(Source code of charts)
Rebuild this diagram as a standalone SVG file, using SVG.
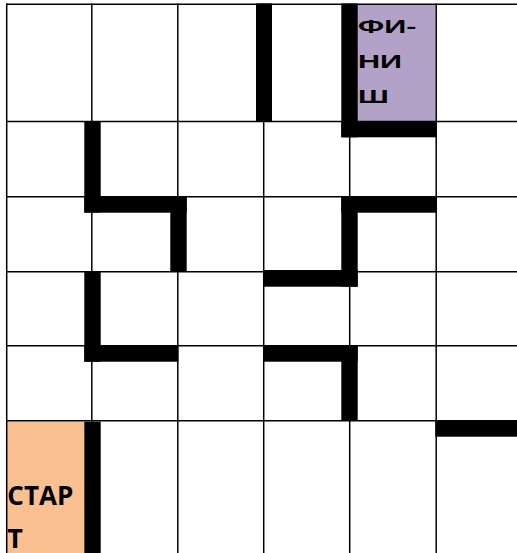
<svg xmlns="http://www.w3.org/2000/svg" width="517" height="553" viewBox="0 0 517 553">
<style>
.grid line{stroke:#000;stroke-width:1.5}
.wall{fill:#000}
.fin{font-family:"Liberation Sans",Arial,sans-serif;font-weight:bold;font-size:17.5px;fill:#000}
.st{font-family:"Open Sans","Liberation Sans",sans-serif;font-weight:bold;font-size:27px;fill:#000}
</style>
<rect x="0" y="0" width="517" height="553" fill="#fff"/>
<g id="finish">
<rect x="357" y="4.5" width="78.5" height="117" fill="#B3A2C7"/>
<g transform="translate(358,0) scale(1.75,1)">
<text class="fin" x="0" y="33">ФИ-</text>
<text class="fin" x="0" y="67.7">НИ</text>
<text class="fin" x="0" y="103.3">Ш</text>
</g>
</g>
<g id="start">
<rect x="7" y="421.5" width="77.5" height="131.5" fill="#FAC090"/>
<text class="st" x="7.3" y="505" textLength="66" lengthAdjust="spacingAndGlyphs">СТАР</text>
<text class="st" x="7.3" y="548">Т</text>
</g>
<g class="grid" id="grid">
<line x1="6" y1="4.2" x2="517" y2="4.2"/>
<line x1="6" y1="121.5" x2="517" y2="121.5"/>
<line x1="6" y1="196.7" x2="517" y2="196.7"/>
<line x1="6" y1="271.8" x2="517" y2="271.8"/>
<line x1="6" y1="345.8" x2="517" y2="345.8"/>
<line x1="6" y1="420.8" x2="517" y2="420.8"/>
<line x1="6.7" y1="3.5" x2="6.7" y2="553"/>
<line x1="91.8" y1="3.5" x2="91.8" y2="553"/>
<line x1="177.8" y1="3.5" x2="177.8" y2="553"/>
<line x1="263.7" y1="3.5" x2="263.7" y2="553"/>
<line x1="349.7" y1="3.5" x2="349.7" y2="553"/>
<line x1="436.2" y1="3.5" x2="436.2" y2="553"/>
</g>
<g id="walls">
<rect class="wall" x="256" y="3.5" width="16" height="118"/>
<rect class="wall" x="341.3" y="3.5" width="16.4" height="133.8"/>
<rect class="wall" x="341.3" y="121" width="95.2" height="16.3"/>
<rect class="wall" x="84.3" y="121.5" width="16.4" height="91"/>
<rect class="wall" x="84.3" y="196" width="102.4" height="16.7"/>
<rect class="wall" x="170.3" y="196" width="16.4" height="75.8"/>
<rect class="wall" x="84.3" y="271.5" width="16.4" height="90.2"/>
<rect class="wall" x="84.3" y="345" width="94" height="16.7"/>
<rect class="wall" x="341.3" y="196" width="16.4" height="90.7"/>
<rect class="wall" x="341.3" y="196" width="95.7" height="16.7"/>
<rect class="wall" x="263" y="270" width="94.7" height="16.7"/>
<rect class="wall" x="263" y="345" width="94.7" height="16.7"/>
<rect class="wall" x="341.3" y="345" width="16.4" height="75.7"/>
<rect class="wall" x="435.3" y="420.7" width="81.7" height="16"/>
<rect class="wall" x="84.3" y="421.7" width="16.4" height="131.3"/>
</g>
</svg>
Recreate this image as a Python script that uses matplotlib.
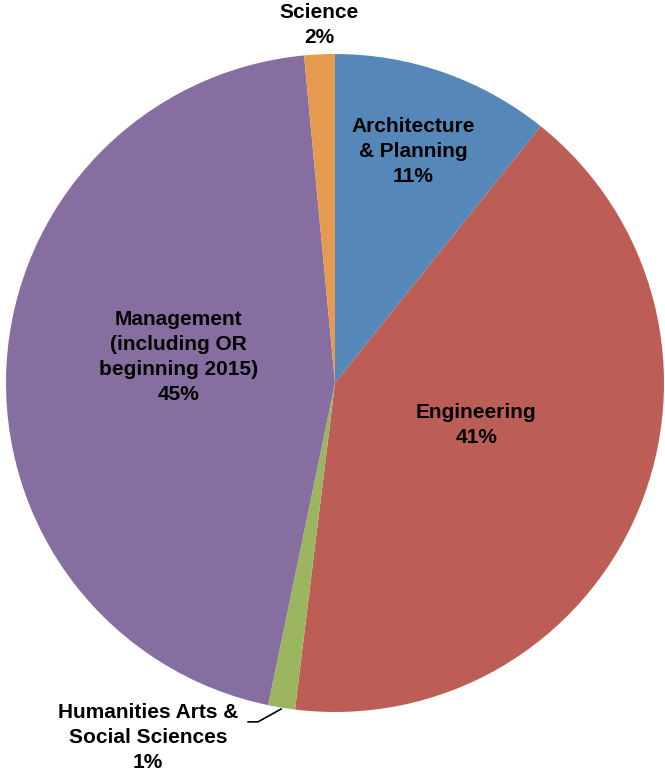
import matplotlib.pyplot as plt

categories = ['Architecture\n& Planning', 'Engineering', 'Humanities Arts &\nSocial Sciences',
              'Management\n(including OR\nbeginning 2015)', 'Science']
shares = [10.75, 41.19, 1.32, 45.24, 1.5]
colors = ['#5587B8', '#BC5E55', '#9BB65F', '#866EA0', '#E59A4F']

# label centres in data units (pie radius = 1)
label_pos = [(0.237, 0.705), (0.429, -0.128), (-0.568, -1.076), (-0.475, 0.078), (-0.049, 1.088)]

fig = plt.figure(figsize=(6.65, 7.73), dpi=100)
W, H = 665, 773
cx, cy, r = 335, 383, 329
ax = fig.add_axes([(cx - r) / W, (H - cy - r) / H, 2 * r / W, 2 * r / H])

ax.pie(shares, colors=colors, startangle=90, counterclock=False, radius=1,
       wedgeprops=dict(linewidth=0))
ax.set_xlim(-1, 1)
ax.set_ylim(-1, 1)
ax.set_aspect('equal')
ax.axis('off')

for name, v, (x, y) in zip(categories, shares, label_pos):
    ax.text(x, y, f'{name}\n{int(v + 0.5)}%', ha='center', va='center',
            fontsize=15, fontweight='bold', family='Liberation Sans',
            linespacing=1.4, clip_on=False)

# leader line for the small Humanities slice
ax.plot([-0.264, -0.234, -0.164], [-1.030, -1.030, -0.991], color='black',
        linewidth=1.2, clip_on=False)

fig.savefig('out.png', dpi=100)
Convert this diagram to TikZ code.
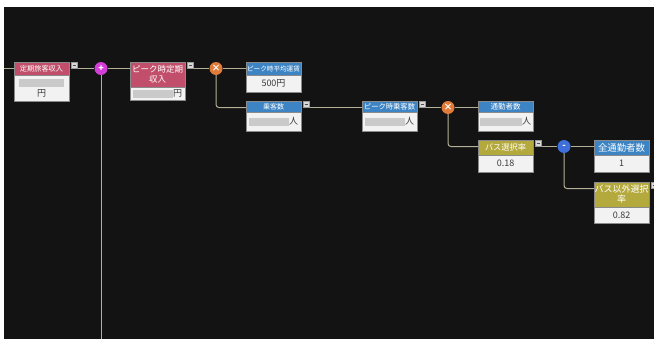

▶ **Set problem**:
Give the count of lines in the data above that hold the string "this", with no additional words.

▶ **Worked solution**:
3